The charges in NSW follow a number of recent manslaughter charges and convictions around Australia. In November 2016, the builder in charge of the Eagle Farm racecourse construction project, Claudio D'Alessandro, was charged with two counts of manslaughter over the death of two workers who were killed in October 2016 when two concrete wall panels fell on the workers who were working to install a fourth and final wall in a cub-shaped drainage pit. It is alleged that Mr D'Alessandro was negligent as the system had no bracing integrity and was not designed or adopted in any way by an engineer. The charges come as Workplace Health and Safety Queensland continues to investigate the double fatality.
In October 2016, Peter Francis Colbert, a company director in South Australia, was sentenced to up to 10 years and 6 months in gaol (after a reduction for time served) after he was found guilty of the manslaughter of a driver who was killed when the brakes of the truck he was driving failed and he collided with a pole. He was also found guilty of recklessly endangering the life of another driver. Mr Colbert was found to have had knowledge of the truck's dilapidated brakes prior to the incident after five workers had complained about the truck's brakes. In fact, two days before the incident another driver told the Mr Colbert that he had narrowly avoided a crash after the brakes failed. The company director took no steps to check or repair the brakes. Justice Blue of the South Australian Supreme Court said that the Mr Colbert's act in allowing the deceased to drive the vehicle "involved such a great falling short of the standard of care which a reasonable person would have exercised, and involved such a high risk of death that serious bodily harm would follow, that it merited criminal punishment."
Following this decision, the South Australian Occupational Safety, Rehabilitation and Compensation Committee inquiry recommended that the Director of Public Prosecutions and the Crown Solicitor in South Australia develop a protocol for initiating work-related manslaughter prosecutions after workplace deaths in appropriate circumstances.

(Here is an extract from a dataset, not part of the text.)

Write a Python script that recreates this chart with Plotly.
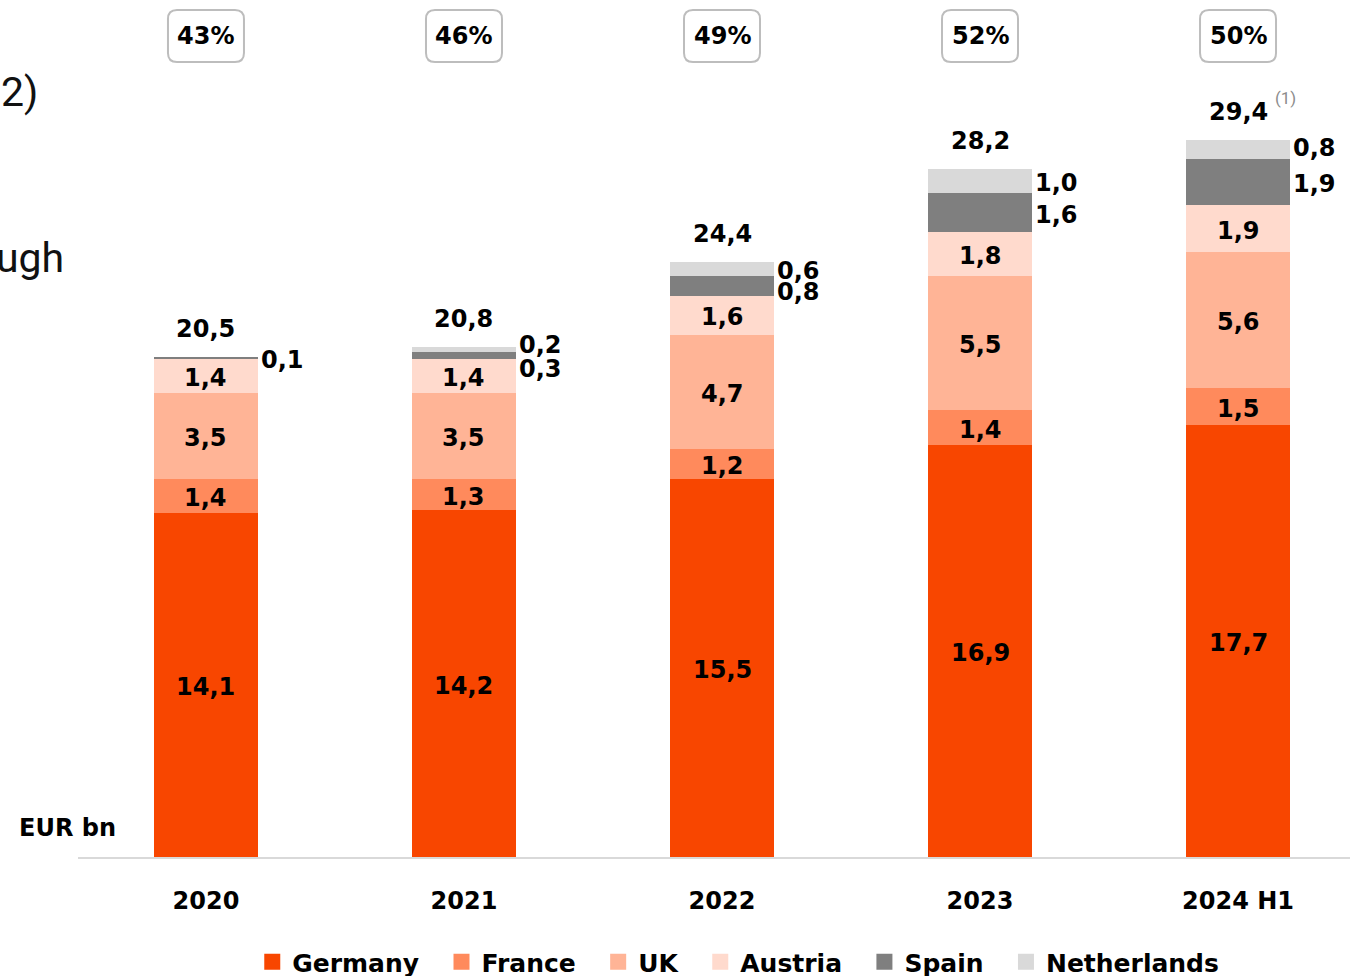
import plotly.graph_objects as go

# Data (EUR bn)
years = ['2020', '2021', '2022', '2023', '2024 H1']
germany = [14.1, 14.2, 15.5, 16.9, 17.7]
france = [1.4, 1.3, 1.2, 1.4, 1.5]
uk = [3.5, 3.5, 4.7, 5.5, 5.6]
austria = [1.4, 1.4, 1.6, 1.8, 1.9]
spain = [0.1, 0.3, 0.8, 1.6, 1.9]
netherlands = [0.0, 0.2, 0.6, 1.0, 0.8]
totals = [20.5, 20.8, 24.4, 28.2, 29.4]
shares = ['43%', '46%', '49%', '52%', '50%']

series = [
    ('Germany', germany, '#F84600'),
    ('France', france, '#FF8A5C'),
    ('UK', uk, '#FFB496'),
    ('Austria', austria, '#FFDACD'),
    ('Spain', spain, '#7F7F7F'),
    ('Netherlands', netherlands, '#D9D9D9'),
]
outside = ['Spain', 'Netherlands']
# nudges for crowded outside labels (pixels, per year index)
nudge = {('Netherlands', 1): 6, ('Spain', 1): -11, ('Netherlands', 2): 0, ('Spain', 2): -4,
         ('Netherlands', 4): 3}

FONT = 'DejaVu Sans'
LBL = dict(size=24, color='#000', family=FONT, weight=700)
x = list(range(len(years)))
fmt = lambda v: f'{v:.1f}'.replace('.', ',')

fig = go.Figure()
annotations = []
base = [0.0] * len(years)
for name, vals, color in series:
    fig.add_trace(go.Bar(
        x=x, y=vals, name=name, width=0.4,
        marker=dict(color=color, line=dict(width=0)),
        showlegend=False, hoverinfo='skip'
    ))
    # legend proxy with bigger square
    fig.add_trace(go.Scatter(
        x=[None], y=[None], mode='markers', name=name + '\u00a0\u00a0',
        marker=dict(symbol='square', size=18, color=color)
    ))
    for i, v in enumerate(vals):
        if v <= 0:
            continue
        mid = base[i] + v / 2
        if name in outside:
            annotations.append(dict(
                x=i + 0.2, y=mid, text=fmt(v), showarrow=False,
                xanchor='left', yanchor='middle', xshift=1,
                yshift=nudge.get((name, i), 0) - 2, font=LBL
            ))
        else:
            annotations.append(dict(x=i, y=mid, text=fmt(v), showarrow=False,
                                    yshift=-2, font=LBL))
        base[i] += v

# totals above bars
for i, t in enumerate(totals):
    annotations.append(dict(
        x=i, y=base[i], text=fmt(t), showarrow=False, yanchor='middle', yshift=28,
        font=LBL
    ))
annotations.append(dict(
    x=4, y=base[4], text='(1)', showarrow=False, yanchor='middle',
    xshift=47, yshift=42, font=dict(size=17, color='#8c8c8c', family='Roboto')
))

# share boxes at the top
shapes = []
for i, s in enumerate(shares):
    w, h, r = 38, 26, 9
    path = (f'M{-w + r},{-h} L{w - r},{-h} Q{w},{-h} {w},{-h + r} '
            f'L{w},{h - r} Q{w},{h} {w - r},{h} L{-w + r},{h} '
            f'Q{-w},{h} {-w},{h - r} L{-w},{-h + r} Q{-w},{-h} {-w + r},{-h} Z')
    shapes.append(dict(
        type='path', xref='x', yref='paper', xsizemode='pixel', ysizemode='pixel',
        xanchor=i, yanchor=0.981, path=path,
        line=dict(color='#BDBDBD', width=2), fillcolor='white'
    ))
    annotations.append(dict(
        x=i, y=0.981, yref='paper', text=s, showarrow=False, yanchor='middle', font=LBL
    ))

# unit label and cut-off slide text (positions given in page pixels)
page_text = [
    dict(x=17, y=828, text='EUR bn', xanchor='left', font=LBL),
    dict(x=40, y=92, text='2)', xanchor='right',
         font=dict(size=41, color='#111', family='Roboto')),
    dict(x=66, y=258, text='ugh', xanchor='right',
         font=dict(size=41, color='#111', family='Roboto')),
]
for a in page_text:
    a.update(x=(a['x'] - 78) / 1272, y=(857 - a['y']) / 837, xref='paper', yref='paper',
             yanchor='middle', showarrow=False)
    annotations.append(a)

fig.update_layout(
    width=1350, height=976,
    margin=dict(l=78, r=0, t=20, b=119, autoexpand=False),
    barmode='stack',
    plot_bgcolor='white', paper_bgcolor='white',
    font=dict(family=FONT, color='#000'),
    annotations=annotations, shapes=shapes,
    legend=dict(
        orientation='h', x=0.137, xanchor='left', y=-0.098, yanchor='top',
        font=dict(size=25, family=FONT, weight=700, color='#000'),
        itemsizing='trace', traceorder='normal', tracegroupgap=0
    ),
)
fig.update_xaxes(
    range=[-0.496, 4.434], tickvals=x, ticktext=years,
    showline=True, linecolor='#D9D9D9', linewidth=2,
    showgrid=False, zeroline=False, ticks='', ticklabelstandoff=21,
    tickfont=LBL
)
fig.update_yaxes(range=[0, 34.3], visible=False, showgrid=False, zeroline=False)

fig.write_html('out.html', config={'displayModeBar': False},
               post_script="document.body.style.margin='0';")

This move to pursue serious criminal charges against individuals involved in workplace incidents signals a change in prosecutorial mind-set. Up until now, prosecutors have been hesitant to commence proceedings against individuals, typically only using them as a tool for plea bargaining or in cases where a company has been wound up. Recently though, prosecutors in both the general criminal sphere as well as safety regulators have experimented with these more serious charges. The NSW Resources Regulator announced in August 2016 that it had commenced Category 1 proceedings under the Work Health and Safety Act 2011 (NSW) against two individuals (likely to the officers) working for Cudal Lime Products Pty Ltd. A member of the public died allegedly after being electrocuted due to the company's defective electrical equipment. Cudal Lime's quarry supplied electricity to the victim's house. In February 2017, Workplace Health and Safety Queensland announced that two directors of construction company Lavin Constructions Pty Ltd had been charged with Category 1 recklessness offences under the Work Health and Safety Act 2011 (Qld) arising out of a fatal incident in which a roofer fell six metres to his death while working on the edge of a roof at a construction site. In both instances, the companies were also charged with category 1 offences.
Whether this trend of pursuing manslaughter and recklessness charges in relation to workplace incidents continues remains to be seen; however, it is an acknowledgement of a long-held belief of regulators (and safety commentators) that the best way to effect positive change in organisations in terms work health and safety is to make the leaders of those organisations accountable.